Özbey, gösteri merkezinin defalarca geçici ruhsat aldığını, sabit ruhsat alamamış olmasının da İstanbul’un 1000’lik ve 5000’lik planlarının olmayışından kaynaklandığını belirtiyor.

Yangına anında müdahale edilmeme nedenini "su kuyularının belediye tarafından kapatılmış olması ve müteaddit başvurulara rağmen açılmamış olması" olarak açıklayan Özbey, söz konusu "çadırın" Büyükşehir Belediyesi’nden yangına dayanıklılık ile ilgili belge almış olduğunu da söylüyor.

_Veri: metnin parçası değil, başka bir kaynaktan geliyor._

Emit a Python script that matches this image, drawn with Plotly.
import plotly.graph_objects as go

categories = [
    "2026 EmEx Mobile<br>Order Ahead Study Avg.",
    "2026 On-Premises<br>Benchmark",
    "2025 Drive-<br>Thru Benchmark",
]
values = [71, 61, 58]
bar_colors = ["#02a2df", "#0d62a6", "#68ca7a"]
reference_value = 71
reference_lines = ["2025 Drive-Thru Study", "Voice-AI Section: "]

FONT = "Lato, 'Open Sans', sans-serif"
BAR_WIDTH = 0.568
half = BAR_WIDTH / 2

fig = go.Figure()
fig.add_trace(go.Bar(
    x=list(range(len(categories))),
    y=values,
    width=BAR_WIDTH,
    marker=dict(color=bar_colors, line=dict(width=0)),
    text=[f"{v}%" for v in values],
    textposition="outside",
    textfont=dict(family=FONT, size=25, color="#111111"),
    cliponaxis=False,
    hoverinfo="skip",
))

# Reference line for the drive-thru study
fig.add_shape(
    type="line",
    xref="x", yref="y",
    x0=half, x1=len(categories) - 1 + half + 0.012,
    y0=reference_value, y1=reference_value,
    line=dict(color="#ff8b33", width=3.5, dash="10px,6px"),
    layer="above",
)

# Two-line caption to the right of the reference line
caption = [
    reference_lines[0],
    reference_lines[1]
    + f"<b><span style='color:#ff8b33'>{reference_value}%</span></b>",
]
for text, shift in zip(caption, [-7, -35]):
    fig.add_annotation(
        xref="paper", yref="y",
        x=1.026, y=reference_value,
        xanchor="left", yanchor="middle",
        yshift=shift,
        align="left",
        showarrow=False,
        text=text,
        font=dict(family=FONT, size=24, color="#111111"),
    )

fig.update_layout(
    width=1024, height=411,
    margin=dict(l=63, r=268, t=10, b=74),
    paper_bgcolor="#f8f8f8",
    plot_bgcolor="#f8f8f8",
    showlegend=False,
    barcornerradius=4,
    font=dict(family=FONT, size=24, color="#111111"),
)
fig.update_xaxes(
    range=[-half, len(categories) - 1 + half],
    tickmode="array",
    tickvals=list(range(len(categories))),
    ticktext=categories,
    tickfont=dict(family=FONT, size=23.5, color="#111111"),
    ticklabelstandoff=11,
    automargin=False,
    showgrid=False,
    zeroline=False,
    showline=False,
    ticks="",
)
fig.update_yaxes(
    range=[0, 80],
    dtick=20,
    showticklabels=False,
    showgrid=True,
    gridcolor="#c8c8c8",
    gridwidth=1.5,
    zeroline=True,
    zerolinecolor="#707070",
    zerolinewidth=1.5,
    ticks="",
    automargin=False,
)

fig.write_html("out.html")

Özbey, İstanbul Gösteri Merkezi’nin yangına karşı yağmurlama sistemine sahip olduğunu, kuyular kapatılmamış olsaydı buradan alınacak su ile sistemin harekete geçerek yangını en başından söndüreceğini de bildiriyor.

Okuyucularımın bilgilerine sunarım.

Öyle görünüyor ki bu konuda uzman ve tarafsız bir kurulun ciddi bir inceleme yapması gerekiyor.

Benzeri olayların tekrar etmemesi ve bu tür merkezler için standart bir denetim mekanizmasının kurulabilmesi için buna ihtiyaç var.

İçinde binlerce insanın gösteri izlediği bir merkezin sadece kamu yetkilileri işlerini tam olarak yapmadıkları için bir ölüm tuzağına dönüşme olasılığını ortadan kaldırmanın başka yolu yok.